Cash Outflows From Financing Activities
Cash outflows represent capital leaving the business and returning to funders.
Debt Repayment
Principal payments on loans, bonds, and lines of credit reduce outstanding debt and appear as cash outflows. Interest payments, by contrast, are typically classified under operating activities under GAAP (though IFRS allows flexibility).
Share Buybacks
When a company repurchases its own stock on the open market or through a tender offer, it spends cash to reduce the number of shares outstanding. This increases earnings per share for remaining shareholders but reduces the cash available for operations.
Dividend Payments
Cash dividends distribute a portion of profits directly to shareholders. Regular dividend payments signal financial health, but they also consume cash that could otherwise fund growth.
Example
A company repays $300,000 of long-term debt, buys back $100,000 of stock, and pays $50,000 in dividends. Total financing cash outflow: $450,000.
Calculating Net Cash From Financing Activities
Combining inflows and outflows gives the net figure:
Net Cash From Financing = Cash Inflows - Cash Outflows
Using the examples above:
- Cash inflows: $700,000
- Cash outflows: $450,000
- Net cash from financing: $250,000
A positive net number means the company raised more capital than it returned. A negative net number means it returned more than it raised.

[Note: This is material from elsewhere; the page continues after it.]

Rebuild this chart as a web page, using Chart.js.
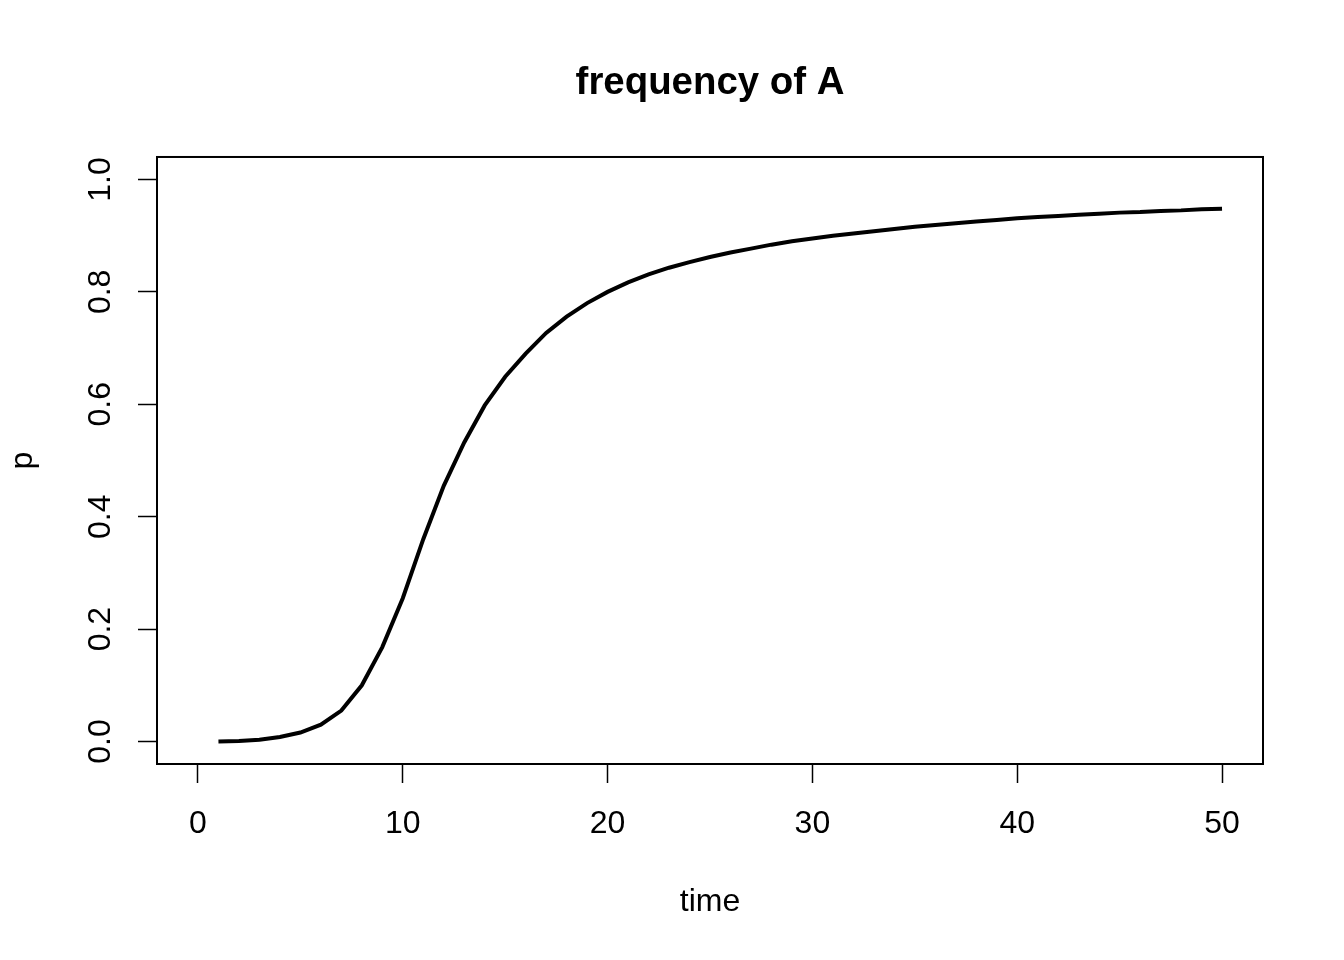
<!DOCTYPE html>
<html>
<head>
<meta charset="utf-8">
<title>frequency of A</title>
<script src="https://cdn.jsdelivr.net/npm/chart.js@4"></script>
<style>
  body { margin: 0; background: #fff; }
  canvas { display: block; }
</style>
</head>
<body>
<canvas id="chart" width="1344" height="960"></canvas>
<script>
// values
const times = [1, 2, 3, 4, 5, 6, 7, 8, 9, 10,
               11, 12, 13, 14, 15, 16, 17, 18, 19, 20,
               21, 22, 23, 24, 25, 26, 27, 28, 29, 30,
               31, 32, 33, 34, 35, 36, 37, 38, 39, 40,
               41, 42, 43, 44, 45, 46, 47, 48, 49, 50];
const freqA = [0.000, 0.001, 0.003, 0.008, 0.016, 0.030, 0.055, 0.100, 0.168, 0.255,
               0.360, 0.455, 0.532, 0.598, 0.649, 0.690, 0.727, 0.756, 0.780, 0.800,
               0.817, 0.831, 0.843, 0.853, 0.862, 0.870, 0.877, 0.884, 0.890, 0.895,
               0.900, 0.904, 0.908, 0.912, 0.916, 0.919, 0.922, 0.925, 0.928, 0.931,
               0.933, 0.935, 0.937, 0.939, 0.941, 0.942, 0.944, 0.945, 0.947, 0.948];
const xTicks = [0, 10, 20, 30, 40, 50];
const yTicks = [0, 0.2, 0.4, 0.6, 0.8, 1.0];

const FONT = "'Liberation Sans', Arial, Helvetica, sans-serif";

// R-style box around the plot region
const boxPlugin = {
    id: "box",
    afterDraw(chart) {
        const a = chart.chartArea;
        const ctx = chart.ctx;
        ctx.save();
        ctx.strokeStyle = "#000";
        ctx.lineWidth = 2;
        ctx.strokeRect(a.left, a.top, a.right - a.left, a.bottom - a.top);
        ctx.restore();
    }
};

const whiteBg = {
    id: "whiteBg",
    beforeDraw(chart) {
        const ctx = chart.ctx;
        ctx.save();
        ctx.fillStyle = "#fff";
        ctx.fillRect(0, 0, chart.width, chart.height);
        ctx.restore();
    }
};

const ctx = document.getElementById("chart").getContext("2d");
new Chart(ctx, {
    type: "line",
    data: {
        datasets: [{
            data: times.map((t, i) => ({ x: t, y: freqA[i] })),
            borderColor: "#000",
            borderWidth: 4,
            pointRadius: 0,
            tension: 0,
            fill: false
        }]
    },
    options: {
        responsive: false,
        animation: false,
        layout: { padding: { left: 0, right: 81, top: 0, bottom: 0 } },
        plugins: {
            legend: { display: false },
            tooltip: { enabled: false },
            title: {
                display: true,
                text: "frequency of A",
                fullSize: false,
                color: "#000",
                font: { family: FONT, size: 38.4, weight: "bold", lineHeight: 1.2 },
                padding: { top: 60, bottom: 50.9 }
            }
        },
        scales: {
            x: {
                type: "linear",
                min: -2,
                max: 52,
                afterBuildTicks: (scale) => { scale.ticks = xTicks.map(v => ({ value: v })); },
                afterFit: (scale) => { scale.height = 196; },
                grid: {
                    display: true,
                    drawOnChartArea: false,
                    drawTicks: true,
                    tickLength: 19,
                    tickColor: "#000",
                    tickWidth: 1.5
                },
                border: { display: true, color: "#000", width: 2 },
                ticks: {
                    color: "#000",
                    font: { family: FONT, size: 32 },
                    padding: 22,
                    maxRotation: 0,
                    autoSkip: false
                },
                title: {
                    display: true,
                    text: "time",
                    color: "#000",
                    font: { family: FONT, size: 32, lineHeight: 1.2 },
                    padding: { top: 0, bottom: 39 }
                }
            },
            y: {
                min: -0.04,
                max: 1.04,
                afterBuildTicks: (scale) => { scale.ticks = yTicks.map(v => ({ value: v })); },
                afterFit: (scale) => { scale.width = 157; },
                grid: {
                    display: true,
                    drawOnChartArea: false,
                    drawTicks: true,
                    tickLength: 19,
                    tickColor: "#000",
                    tickWidth: 1.5
                },
                border: { display: true, color: "#000", width: 2 },
                ticks: {
                    color: "#000",
                    font: { family: FONT, size: 32 },
                    padding: 15,
                    minRotation: 90,
                    maxRotation: 90,
                    crossAlign: "center",
                    autoSkip: false,
                    callback: (v) => v.toFixed(1)
                },
                title: {
                    display: true,
                    text: "p",
                    color: "#000",
                    font: { family: FONT, size: 32, lineHeight: 1.2 },
                    padding: { top: 4.4, bottom: 0 }
                }
            }
        }
    },
    plugins: [whiteBg, boxPlugin]
});
</script>
</body>
</html>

Reading the Signal: Positive vs. Negative Cash Flow From Financing
The sign of financing cash flow tells a story about where a company sits in its lifecycle:
| Stage | Typical Sign | What It Means |
|---|---|---|
| Early-stage / high-growth | Positive | Raising capital to fund expansion |
| Mature / stable | Negative | Returning excess cash to shareholders via dividends and buybacks |
| Distressed | Positive | Taking on debt to cover operating shortfalls |
A positive number is not inherently good, and a negative number is not inherently bad. Context matters. A mature company with strong operating revenue and negative financing cash flow is likely in a healthy position, distributing profits. A struggling company with positive financing cash flow may be borrowing to survive.
Financing Activities vs. Operating and Investing Activities
The cash flow statement has three sections. Keeping them straight prevents misclassification.
| Section | What It Covers | Examples |
|---|---|---|
| Operating | Day-to-day business transactions | Cash from customers, payments to suppliers, wages, expense payments |
| Investing | Long-term asset purchases and sales | Buying equipment, selling property, making investments |
| Financing | Capital structure changes | Issuing stock, repaying loans, paying dividends |
When you generate invoices and collect payment from clients, that cash shows up in operating activities. When you use profits to pay down a business loan, that repayment shows up in financing activities.
Practical Tips for Managing Financing Activities
- Match debt terms to asset life. Finance long-term assets with long-term debt to avoid cash flow crunches.
- Monitor your debt-to-equity ratio. Too much debt increases risk; too much equity dilution reduces per-share value.
- Plan dividend policies carefully. Consistent dividends attract income-focused investors, but committing to payouts you cannot sustain damages credibility.
- Use your finance dashboard to track borrowing schedules, repayment timelines, and equity changes in one place.
Key Takeaways
- Financing activities track cash flows between a company and its capital providers: shareholders and lenders.
- Inflows come from issuing stock or taking on debt; outflows come from repaying debt, buying back shares, and paying dividends.
- The sign of net financing cash flow signals whether a company is in growth mode or returning capital.
- Accurate classification across operating, investing, and financing sections is essential for reliable financial reporting.